During his second season at Co-Lin CC, Heath saw a rise in all categories as the team put more of an emphasis on the pass. He finished with 33 receptions for 503 yards while missing a game. If you remove the game he missed, Heath accounted for 26% of the Wolves’ receiving yards and 19% of the receiving touchdowns. He also increased his yards-per-catch, from 11.9 his first year, to 15.2 his second year. However, the bigger takeaway from watching him play is that he overmatched the competition as you would expect from a highly-recruited player. Also, you can see that he continued to develop as a receiver, which oftentimes does not happen when you are a superior athlete to the competition.

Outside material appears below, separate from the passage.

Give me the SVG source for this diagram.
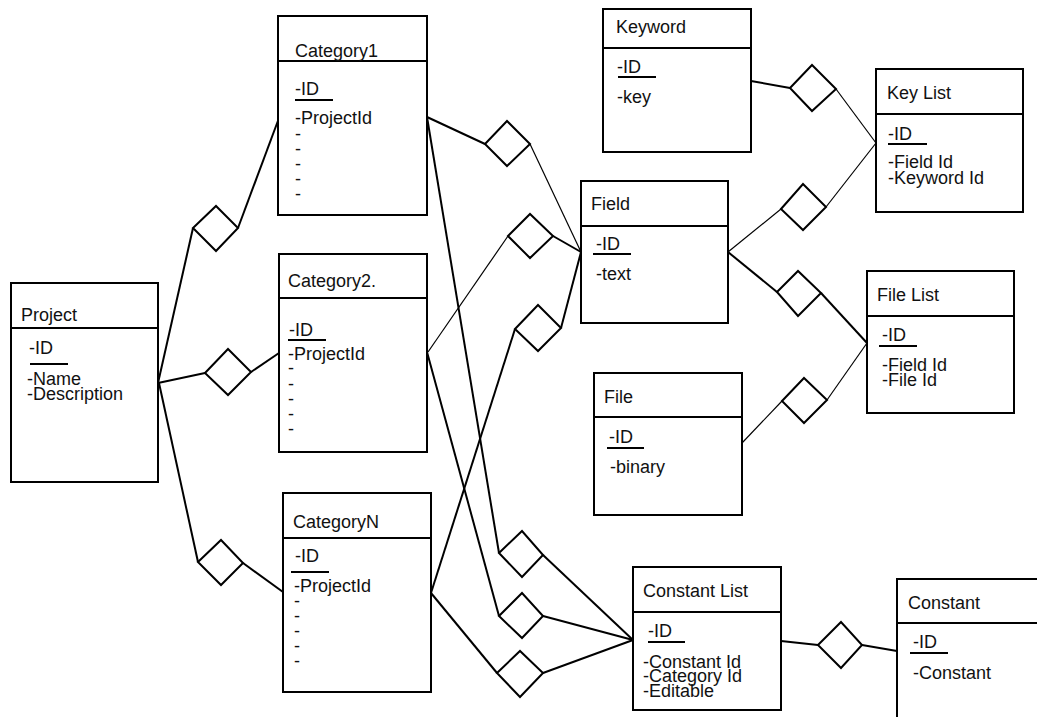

After two seasons, Heath was ranked the second-best JUCO wide receiver and ninth-best JUCO player in the country by 247 Sports and was once again pursued by all of the big programs, including Georgia, Alabama, Florida and Auburn. The decision ultimately came down between MSU and Florida with Heath once again deciding to stay home and play for MSU.

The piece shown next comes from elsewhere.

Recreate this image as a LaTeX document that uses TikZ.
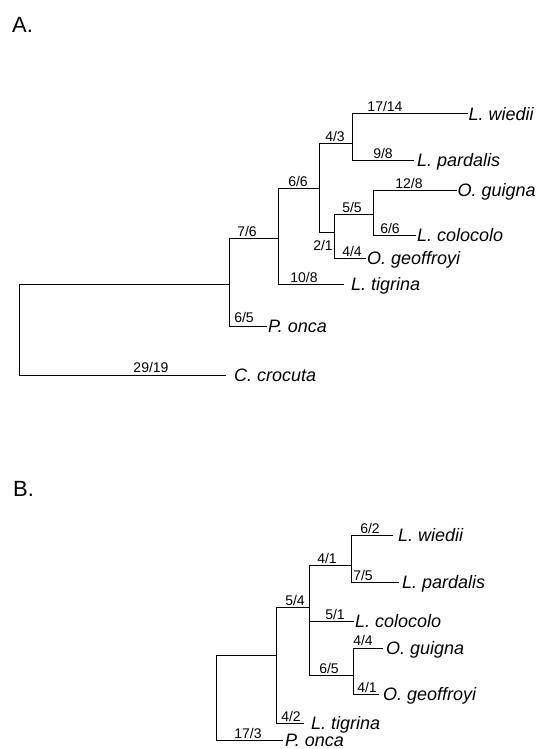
\documentclass[tikz,border=0pt]{standalone}
\usepackage{fontspec}
\setmainfont{Liberation Sans}
\begin{document}
\begin{tikzpicture}[x=1pt,y=-1pt,
  branch/.style={draw=black, line width=1pt, line cap=rect},
  taxon/.style={anchor=west, inner ysep=0pt, inner xsep=1.5pt,
    text height=12.9pt, text depth=0pt,
    font=\fontsize{18}{18}\selectfont\itshape},
  support/.style={anchor=base, inner sep=0pt, font=\fontsize{14}{14}\selectfont},
  panel/.style={anchor=base west, inner sep=0pt, font=\fontsize{22}{22}\selectfont}]
\useasboundingbox (0,0) rectangle (537,749);

% ---------- panel A ----------
\node[panel] (labA) at (12,33) {A.};

\coordinate (rA) at (19,284);
\coordinate (a1) at (229,284);
\coordinate (a2) at (278,238);
\coordinate (a3) at (319,188);
\coordinate (a4) at (352,143);
\coordinate (a5) at (334,232);
\coordinate (a6) at (373,214);

\node[taxon] (aWie) at (467,114) {L. wiedii};
\node[taxon, inner xsep=4pt] (aPar) at (413,160) {L. pardalis};
\node[taxon] (aGui) at (456,190) {O. guigna};
\node[taxon, inner xsep=2pt] (aCol) at (415,235) {L. colocolo};
\node[taxon, inner xsep=2pt] (aGeo) at (365,258) {O. geoffroyi};
\node[taxon, inner xsep=8pt] (aTig) at (343,284) {L. tigrina};
\node[taxon, inner xsep=2pt] (aOnc) at (266,326) {P. onca};
\node[taxon, inner xsep=9pt] (aCro) at (225,375) {C. crocuta};

\draw[branch] (rA) |- (a1);
\draw[branch] (rA) |- (aCro);
\draw[branch] (a1) |- (a2);
\draw[branch] (a1) |- (aOnc);
\draw[branch] (a2) |- (a3);
\draw[branch] (a2) |- (aTig);
\draw[branch] (a3) |- (a4);
\draw[branch] (a3) |- (a5);
\draw[branch] (a4) |- (aWie);
\draw[branch] (a4) |- (aPar);
\draw[branch] (a5) |- (a6);
\draw[branch] (a5) |- (aGeo);
\draw[branch] (a6) |- (aGui);
\draw[branch] (a6) |- (aCol);

\node[support] (sA1) at (385,112) {17/14};
\node[support] (sA2) at (383,158) {9/8};
\node[support] (sA3) at (335,141) {4/3};
\node[support] (sA4) at (298,186) {6/6};
\node[support] (sA5) at (323,250) {2/1};
\node[support] (sA6) at (352,212) {5/5};
\node[support] (sA7) at (409,188) {12/8};
\node[support] (sA8) at (390,233) {6/6};
\node[support] (sA9) at (352,256) {4/4};
\node[support] (sA10) at (247,236) {7/6};
\node[support] (sA11) at (304,282) {10/8};
\node[support] (sA12) at (244,322) {6/5};
\node[support] (sA13) at (151,372) {29/19};

% ---------- panel B ----------
\node[panel] (labB) at (13,496) {B.};

\coordinate (rB) at (216,655);
\coordinate (b1) at (276,655);
\coordinate (b2) at (309,607);
\coordinate (b3) at (351,565);
\coordinate (b4) at (353,675);

\node[taxon, inner xsep=6pt] (bWie) at (392,535) {L. wiedii};
\node[taxon, inner xsep=4pt] (bPar) at (398,582) {L. pardalis};
\node[taxon, inner xsep=2pt] (bCol) at (353,621) {L. colocolo};
\node[taxon, inner xsep=4pt] (bGui) at (382,648) {O. guigna};
\node[taxon, inner xsep=5pt] (bGeo) at (378,694) {O. geoffroyi};
\node[taxon, inner xsep=8pt] (bTig) at (303,723) {L. tigrina};
\node[taxon, inner xsep=3pt] (bOnc) at (282,740) {P. onca};

\draw[branch] (rB) |- (b1);
\draw[branch] (rB) |- (bOnc);
\draw[branch] (b1) |- (b2);
\draw[branch] (b1) |- (bTig);
\draw[branch] (b2) |- (b3);
\draw[branch] (b2) |- (bCol);
\draw[branch] (b2) |- (b4);
\draw[branch] (b3) |- (bWie);
\draw[branch] (b3) |- (bPar);
\draw[branch] (b4) |- (bGui);
\draw[branch] (b4) |- (bGeo);

\node[support] (sB1) at (370,533) {6/2};
\node[support] (sB2) at (363,580) {7/5};
\node[support] (sB3) at (327,563) {4/1};
\node[support] (sB4) at (295,605) {5/4};
\node[support] (sB5) at (335,619) {5/1};
\node[support] (sB6) at (363,645) {4/4};
\node[support] (sB7) at (329,673) {6/5};
\node[support] (sB8) at (367,692) {4/1};
\node[support] (sB9) at (291,721) {4/2};
\node[support] (sB10) at (248,738) {17/3};
\end{tikzpicture}
\end{document}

As a Gator alum, I was disappointed to see Heath choose MSU, but as a devy fan I am very excited with his landing spot. As I am sure anyone reading this article knows, MSU decided to part ways with Joe Moorehead after signing day and brought in Mike Leach and his air raid offense. In doing so, MSU and its offensive philosophy made a complete 180, which always comes with its challenges. The biggest challenge for MSU was finding skill positions in the passing game. That challenge will be one the best assets to Heath bursting onto the scene.

Heath is going to become the go-to guy in a high-powered passing attack. In addition to the additional targets from a change of offense, he will also get a boost from the loss of other players. MSU had seven players with double-digit receptions in 2019. Of the seven, only three of those players (one of which is a running back) will return in 2020: Osirus Mitchell (29 receptions), Kylin Hill (18), and Austin Williams (11).

In addition to a lack of returning-receiving options, MSU also has a lack of overall talent at the position due to poor recruiting. Heath was one of four receivers in the 2018 class (three of which were four-star rated recruits). However, the other two four-stars are no longer with the program. The next year Moorehead only brought in two wide revivers, neither of which was highly rated. Moorehead didn’t have much luck in 2020, either, other than Heath.

Hill will get his touches in the offense, and Leach has made a living of putting out high-scoring offenses without big name players. However, Heath is by far the best wideout on a team that will throw the ball a lot. Heath is going to get his opportunity to showcase his skills and, like his junior year in high school, I fully expect him to seize it and explode onto the scene. He has elite body control and is a big-time red zone target. He hits his top speed quickly out of his breaks and he has the ability to play any of the receiving positions. Heath is a player that you want to get the ball to, as he will make things happen after the catch.

2021 is already a great receiving class and I am not saying Heath is in the top 5, but I expect him to rise up the ranks quickly once the season starts. Also, he is has two years of eligibility at 20-years old and he doesn’t turn 21 until March of next year, so he has options. Heath’s ADP in devy is currently outside 180, so now is the time to grab him and let your asset accrue.